Data extracted from a collection:
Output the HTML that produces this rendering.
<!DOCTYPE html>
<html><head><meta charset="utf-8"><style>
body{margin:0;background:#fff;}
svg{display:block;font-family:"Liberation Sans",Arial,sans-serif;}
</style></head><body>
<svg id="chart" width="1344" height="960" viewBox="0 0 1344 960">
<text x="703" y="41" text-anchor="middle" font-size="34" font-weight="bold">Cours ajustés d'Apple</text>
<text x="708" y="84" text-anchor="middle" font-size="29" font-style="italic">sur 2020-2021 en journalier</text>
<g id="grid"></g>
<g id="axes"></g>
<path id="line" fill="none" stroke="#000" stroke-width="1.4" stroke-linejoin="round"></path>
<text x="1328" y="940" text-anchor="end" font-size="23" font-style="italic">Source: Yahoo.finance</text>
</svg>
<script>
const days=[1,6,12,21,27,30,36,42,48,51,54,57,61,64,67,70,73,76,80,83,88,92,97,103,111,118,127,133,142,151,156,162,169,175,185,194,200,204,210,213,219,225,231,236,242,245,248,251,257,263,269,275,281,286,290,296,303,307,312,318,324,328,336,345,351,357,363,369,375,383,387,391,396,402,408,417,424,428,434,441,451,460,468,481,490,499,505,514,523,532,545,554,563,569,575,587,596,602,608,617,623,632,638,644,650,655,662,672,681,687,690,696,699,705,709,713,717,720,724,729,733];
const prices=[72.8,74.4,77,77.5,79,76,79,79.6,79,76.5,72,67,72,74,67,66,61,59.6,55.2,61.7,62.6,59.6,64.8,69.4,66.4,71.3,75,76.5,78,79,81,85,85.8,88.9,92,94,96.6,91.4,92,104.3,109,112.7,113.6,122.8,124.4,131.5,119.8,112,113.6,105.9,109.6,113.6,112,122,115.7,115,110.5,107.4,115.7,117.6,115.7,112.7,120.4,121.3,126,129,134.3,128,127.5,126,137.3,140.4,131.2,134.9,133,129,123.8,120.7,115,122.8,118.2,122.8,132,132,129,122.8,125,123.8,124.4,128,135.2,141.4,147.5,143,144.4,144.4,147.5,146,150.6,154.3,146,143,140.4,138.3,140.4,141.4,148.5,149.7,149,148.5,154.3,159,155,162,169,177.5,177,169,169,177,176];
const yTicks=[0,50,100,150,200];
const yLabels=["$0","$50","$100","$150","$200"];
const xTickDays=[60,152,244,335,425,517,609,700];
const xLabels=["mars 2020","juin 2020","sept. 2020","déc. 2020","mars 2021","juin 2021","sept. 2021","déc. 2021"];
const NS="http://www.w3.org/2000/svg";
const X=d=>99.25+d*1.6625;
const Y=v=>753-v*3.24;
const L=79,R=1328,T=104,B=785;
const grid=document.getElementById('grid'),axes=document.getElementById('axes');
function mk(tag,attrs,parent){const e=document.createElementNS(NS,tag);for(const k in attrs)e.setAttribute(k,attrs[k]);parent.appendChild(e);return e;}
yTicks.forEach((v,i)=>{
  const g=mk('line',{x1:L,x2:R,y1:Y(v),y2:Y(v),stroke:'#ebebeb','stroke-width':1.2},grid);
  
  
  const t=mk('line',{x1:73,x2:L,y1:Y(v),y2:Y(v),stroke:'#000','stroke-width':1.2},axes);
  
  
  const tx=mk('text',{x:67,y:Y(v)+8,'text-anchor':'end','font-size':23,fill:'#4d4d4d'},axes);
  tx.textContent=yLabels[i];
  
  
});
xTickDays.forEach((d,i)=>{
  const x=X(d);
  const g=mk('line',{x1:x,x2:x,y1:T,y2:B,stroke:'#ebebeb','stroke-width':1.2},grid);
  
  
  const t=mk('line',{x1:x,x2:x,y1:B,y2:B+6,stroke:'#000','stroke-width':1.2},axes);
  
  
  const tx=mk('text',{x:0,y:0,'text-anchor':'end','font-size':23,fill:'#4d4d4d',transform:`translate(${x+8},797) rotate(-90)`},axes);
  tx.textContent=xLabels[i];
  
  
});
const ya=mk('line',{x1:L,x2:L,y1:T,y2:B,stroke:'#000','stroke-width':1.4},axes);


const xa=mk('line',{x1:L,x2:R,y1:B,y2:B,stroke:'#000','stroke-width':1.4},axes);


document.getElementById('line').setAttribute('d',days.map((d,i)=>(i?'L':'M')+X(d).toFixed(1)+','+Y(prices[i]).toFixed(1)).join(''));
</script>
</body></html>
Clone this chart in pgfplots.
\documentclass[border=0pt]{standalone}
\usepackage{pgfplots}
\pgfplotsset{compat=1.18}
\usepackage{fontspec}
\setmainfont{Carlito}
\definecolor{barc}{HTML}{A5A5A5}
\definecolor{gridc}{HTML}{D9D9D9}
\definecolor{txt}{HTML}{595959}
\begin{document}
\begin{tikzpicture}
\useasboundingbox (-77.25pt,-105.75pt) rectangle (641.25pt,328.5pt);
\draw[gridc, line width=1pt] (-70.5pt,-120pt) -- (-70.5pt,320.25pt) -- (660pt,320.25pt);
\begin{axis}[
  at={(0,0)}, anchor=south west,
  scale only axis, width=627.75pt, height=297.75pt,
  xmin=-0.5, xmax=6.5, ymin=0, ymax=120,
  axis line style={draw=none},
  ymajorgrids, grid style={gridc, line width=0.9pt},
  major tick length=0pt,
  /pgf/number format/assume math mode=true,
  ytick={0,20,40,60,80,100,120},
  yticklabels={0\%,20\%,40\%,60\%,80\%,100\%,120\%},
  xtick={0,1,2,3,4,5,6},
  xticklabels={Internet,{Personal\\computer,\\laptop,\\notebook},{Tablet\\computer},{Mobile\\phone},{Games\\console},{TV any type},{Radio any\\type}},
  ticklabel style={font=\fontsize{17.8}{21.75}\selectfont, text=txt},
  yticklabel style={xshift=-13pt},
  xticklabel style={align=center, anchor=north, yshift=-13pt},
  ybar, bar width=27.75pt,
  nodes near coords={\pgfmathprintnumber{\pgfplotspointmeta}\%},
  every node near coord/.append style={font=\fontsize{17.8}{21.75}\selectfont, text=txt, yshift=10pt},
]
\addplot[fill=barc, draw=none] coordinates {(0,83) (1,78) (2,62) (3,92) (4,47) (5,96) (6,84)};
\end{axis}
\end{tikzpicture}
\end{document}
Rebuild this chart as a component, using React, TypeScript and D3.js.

**What the task asks**
Using the listing above, please repeat every entry exactly.

**Worked answer**
Output the HTML that produces this rendering.
<!DOCTYPE html>
<html><head><meta charset="utf-8"><style>
body{margin:0;background:#fff;}
svg{display:block;font-family:"Liberation Sans",Arial,sans-serif;}
</style></head><body>
<svg id="chart" width="1344" height="960" viewBox="0 0 1344 960">
<text x="703" y="41" text-anchor="middle" font-size="34" font-weight="bold">Cours ajustés d'Apple</text>
<text x="708" y="84" text-anchor="middle" font-size="29" font-style="italic">sur 2020-2021 en journalier</text>
<g id="grid"></g>
<g id="axes"></g>
<path id="line" fill="none" stroke="#000" stroke-width="1.4" stroke-linejoin="round"></path>
<text x="1328" y="940" text-anchor="end" font-size="23" font-style="italic">Source: Yahoo.finance</text>
</svg>
<script>
const days=[1,6,12,21,27,30,36,42,48,51,54,57,61,64,67,70,73,76,80,83,88,92,97,103,111,118,127,133,142,151,156,162,169,175,185,194,200,204,210,213,219,225,231,236,242,245,248,251,257,263,269,275,281,286,290,296,303,307,312,318,324,328,336,345,351,357,363,369,375,383,387,391,396,402,408,417,424,428,434,441,451,460,468,481,490,499,505,514,523,532,545,554,563,569,575,587,596,602,608,617,623,632,638,644,650,655,662,672,681,687,690,696,699,705,709,713,717,720,724,729,733];
const prices=[72.8,74.4,77,77.5,79,76,79,79.6,79,76.5,72,67,72,74,67,66,61,59.6,55.2,61.7,62.6,59.6,64.8,69.4,66.4,71.3,75,76.5,78,79,81,85,85.8,88.9,92,94,96.6,91.4,92,104.3,109,112.7,113.6,122.8,124.4,131.5,119.8,112,113.6,105.9,109.6,113.6,112,122,115.7,115,110.5,107.4,115.7,117.6,115.7,112.7,120.4,121.3,126,129,134.3,128,127.5,126,137.3,140.4,131.2,134.9,133,129,123.8,120.7,115,122.8,118.2,122.8,132,132,129,122.8,125,123.8,124.4,128,135.2,141.4,147.5,143,144.4,144.4,147.5,146,150.6,154.3,146,143,140.4,138.3,140.4,141.4,148.5,149.7,149,148.5,154.3,159,155,162,169,177.5,177,169,169,177,176];
const yTicks=[0,50,100,150,200];
const yLabels=["$0","$50","$100","$150","$200"];
const xTickDays=[60,152,244,335,425,517,609,700];
const xLabels=["mars 2020","juin 2020","sept. 2020","déc. 2020","mars 2021","juin 2021","sept. 2021","déc. 2021"];
const NS="http://www.w3.org/2000/svg";
const X=d=>99.25+d*1.6625;
const Y=v=>753-v*3.24;
const L=79,R=1328,T=104,B=785;
const grid=document.getElementById('grid'),axes=document.getElementById('axes');
function mk(tag,attrs,parent){const e=document.createElementNS(NS,tag);for(const k in attrs)e.setAttribute(k,attrs[k]);parent.appendChild(e);return e;}
yTicks.forEach((v,i)=>{
  const g=mk('line',{x1:L,x2:R,y1:Y(v),y2:Y(v),stroke:'#ebebeb','stroke-width':1.2},grid);
  
  
  const t=mk('line',{x1:73,x2:L,y1:Y(v),y2:Y(v),stroke:'#000','stroke-width':1.2},axes);
  
  
  const tx=mk('text',{x:67,y:Y(v)+8,'text-anchor':'end','font-size':23,fill:'#4d4d4d'},axes);
  tx.textContent=yLabels[i];
  
  
});
xTickDays.forEach((d,i)=>{
  const x=X(d);
  const g=mk('line',{x1:x,x2:x,y1:T,y2:B,stroke:'#ebebeb','stroke-width':1.2},grid);
  
  
  const t=mk('line',{x1:x,x2:x,y1:B,y2:B+6,stroke:'#000','stroke-width':1.2},axes);
  
  
  const tx=mk('text',{x:0,y:0,'text-anchor':'end','font-size':23,fill:'#4d4d4d',transform:`translate(${x+8},797) rotate(-90)`},axes);
  tx.textContent=xLabels[i];
  
  
});
const ya=mk('line',{x1:L,x2:L,y1:T,y2:B,stroke:'#000','stroke-width':1.4},axes);


const xa=mk('line',{x1:L,x2:R,y1:B,y2:B,stroke:'#000','stroke-width':1.4},axes);


document.getElementById('line').setAttribute('d',days.map((d,i)=>(i?'L':'M')+X(d).toFixed(1)+','+Y(prices[i]).toFixed(1)).join(''));
</script>
</body></html>
Clone this chart in pgfplots.
\documentclass[border=0pt]{standalone}
\usepackage{pgfplots}
\pgfplotsset{compat=1.18}
\usepackage{fontspec}
\setmainfont{Carlito}
\definecolor{barc}{HTML}{A5A5A5}
\definecolor{gridc}{HTML}{D9D9D9}
\definecolor{txt}{HTML}{595959}
\begin{document}
\begin{tikzpicture}
\useasboundingbox (-77.25pt,-105.75pt) rectangle (641.25pt,328.5pt);
\draw[gridc, line width=1pt] (-70.5pt,-120pt) -- (-70.5pt,320.25pt) -- (660pt,320.25pt);
\begin{axis}[
  at={(0,0)}, anchor=south west,
  scale only axis, width=627.75pt, height=297.75pt,
  xmin=-0.5, xmax=6.5, ymin=0, ymax=120,
  axis line style={draw=none},
  ymajorgrids, grid style={gridc, line width=0.9pt},
  major tick length=0pt,
  /pgf/number format/assume math mode=true,
  ytick={0,20,40,60,80,100,120},
  yticklabels={0\%,20\%,40\%,60\%,80\%,100\%,120\%},
  xtick={0,1,2,3,4,5,6},
  xticklabels={Internet,{Personal\\computer,\\laptop,\\notebook},{Tablet\\computer},{Mobile\\phone},{Games\\console},{TV any type},{Radio any\\type}},
  ticklabel style={font=\fontsize{17.8}{21.75}\selectfont, text=txt},
  yticklabel style={xshift=-13pt},
  xticklabel style={align=center, anchor=north, yshift=-13pt},
  ybar, bar width=27.75pt,
  nodes near coords={\pgfmathprintnumber{\pgfplotspointmeta}\%},
  every node near coord/.append style={font=\fontsize{17.8}{21.75}\selectfont, text=txt, yshift=10pt},
]
\addplot[fill=barc, draw=none] coordinates {(0,83) (1,78) (2,62) (3,92) (4,47) (5,96) (6,84)};
\end{axis}
\end{tikzpicture}
\end{document}
Rebuild this chart as a component, using React, TypeScript and D3.js.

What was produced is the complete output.